China Patterns are designs that decorate sets of Dinnerware, Tea Sets, Chocolate Sets and other Tableware or Chinaware. Most China Patterns come in a Series and some are individual patterns that are issued by a China Manufacturer or Porcelain maker. A large number of China Patterns are issued on several occasions over time by a company, either in identical format or by varying some elements such the pattern color or the border shape. However, China Patterns are not unique to any individual china company and are often duplicated or copied by several other manufacturers.
In the past, especially ca 19thC, most China Patterns were officially registered and were issued a Patent or Design Number. This was especially true for China Patterns created in England but it is rarely the case nowadays. Originally, most China Patterns were simple and used only one to two colors, such as in the cases of patterns that imitated Chinese or Oriental scenes or themes. Most famous of these are of course the Blue Willow pattern and other Blue & White china patterns such as Flow Blue. Not all china was made of Porcelain or Bone China. Most of the early designs and patterns were made on Stoneware or Earthenware, especially in Europe and America.
China Patterns must not be confused with Style. Although some Patterns clearly imitated a certain “look”, such as Imari from Japan or Delft from Holland (which was in itself an imitation of older Blue & White china patterns from the Orient), most china patterns have a distinct design that adds to their decorative appeal. Therefore, it is often the case that a certain number of Dinnerware Designs or China Patterns are of a particular Style but display different themes. For example, the Imari style is available in many different china patterns such as those made by Royal Crown Derby, Coalport, Noritake, Mason’s Ironstone and a huge number of other china manufacturers. And although most of these companies called their pattern as Imari, the term “Imari” remains a style that we find in many other Porcelain items. “Imari” derives its name from a particular location in Japan where white porcelain decorated with rich blue and gold colors was developed and perfected many centuries ago.
There were many techniques used to create china patterns we see on Tableware and other Dinnerware Sets.
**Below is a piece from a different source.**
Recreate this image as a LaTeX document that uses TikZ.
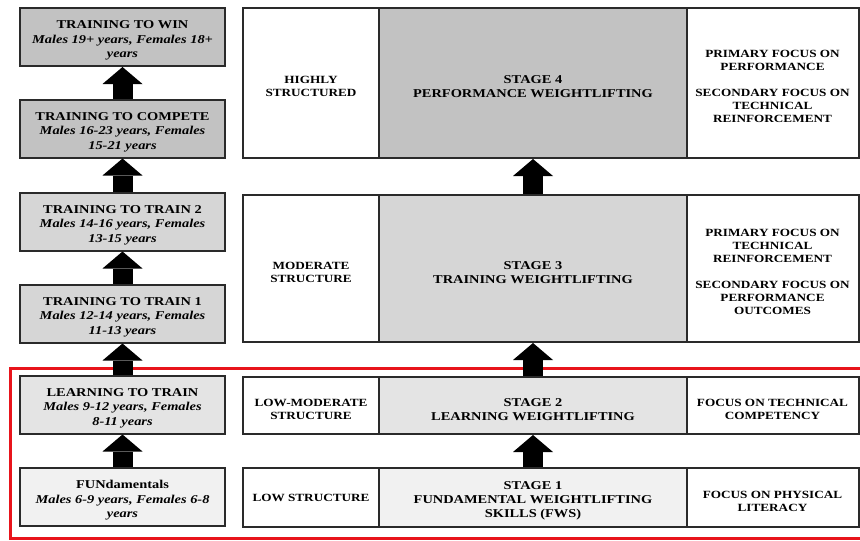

The vast majority of china patterns were designed using Transfer-ware, a method that involved creating a decal and then applying it on individual dishes or china items. An Artist carefully designed this transfer-ware decal in advance and it was then re-created in large numbers of very thin film-like sheets that were applied on each dish, plate, cup & saucer or teapot. In some instances, and especially for more expensive china patterns, the maker would have its artists apply hand-painted accents or decorative elements to enhance the overall design. These extra decorative details helped in making some china patterns more pronounced and appealing, since Transfer-ware was limited to using one color only, especially in the older days. Today’s transfer-ware methods at a manufacturing setting allow for multiple layers in different colors, much like industrial Printing, that help create more vibrant china patterns without the need for manual decorative enhancements.
Most china patterns feature design arrangements that represent floral or animal kingdom themes like birds or animals, historical places or persons, popular tourist destinations, stories & fables (Blue Willow), or abstract and geometric drawings in colorful combinations. Most china patterns are named by the theme they represent, which, along with the manufacturer, identifies them and usually dates them. The vast majority of china patterns, especially those made in England during the 19h and early part of 20th centuries, typically include the china pattern name next to or near the actual porcelain mark used by the manufacturer. Spelling of certain china patterns has changed over the years or was deliberately varied by certain manufacturers to distinguish them from the competition. Therefore, the china pattern “Pekin” is also available as “Peking” or “Pek-ing” or “Pek-in” etc, all used by different china manufacturers but representing very similar designs related to the Chinese city of Peking (now called Beijing).
We must also not confuse china patterns with designs applied on Decorative Plates that were meant for display, either in a cabinet or hung on a wall. Most famous of these are decorative plates were made in Vienna, Austria, and of course the numerous decorative plates made for the Tourist industry depicting places, bridges, rivers, mountains etc. These decorative plates, especially those from Vienna, were decorated almost exclusively by hand and by mostly accomplished and renowned Artists, some of whom also worked in other media such oil on canvas or watercolor. Although some of these decorative plates came in a Series, for example the Four Seasons or Royal Family of such and such country or Olympian Gods & Goddesses etc, these are not patterns as used in normal utilitarian chinaware. In the case of Decorative Plates, the artist usually signs their work and there are very few of each made, each having some slight variations due to each being practically a unique piece of work. After 1930s, industrial methods to reproduce these designs in full color were vastly improved, so most such Decorative Plates made ca mid-20thC and beyond were not necessarily painted by hand, regardless of whether there is a signature on the plate or not. In these recent examples, the signature is that of the Artist that made the original design (the “master”) and which was then reproduced en masse.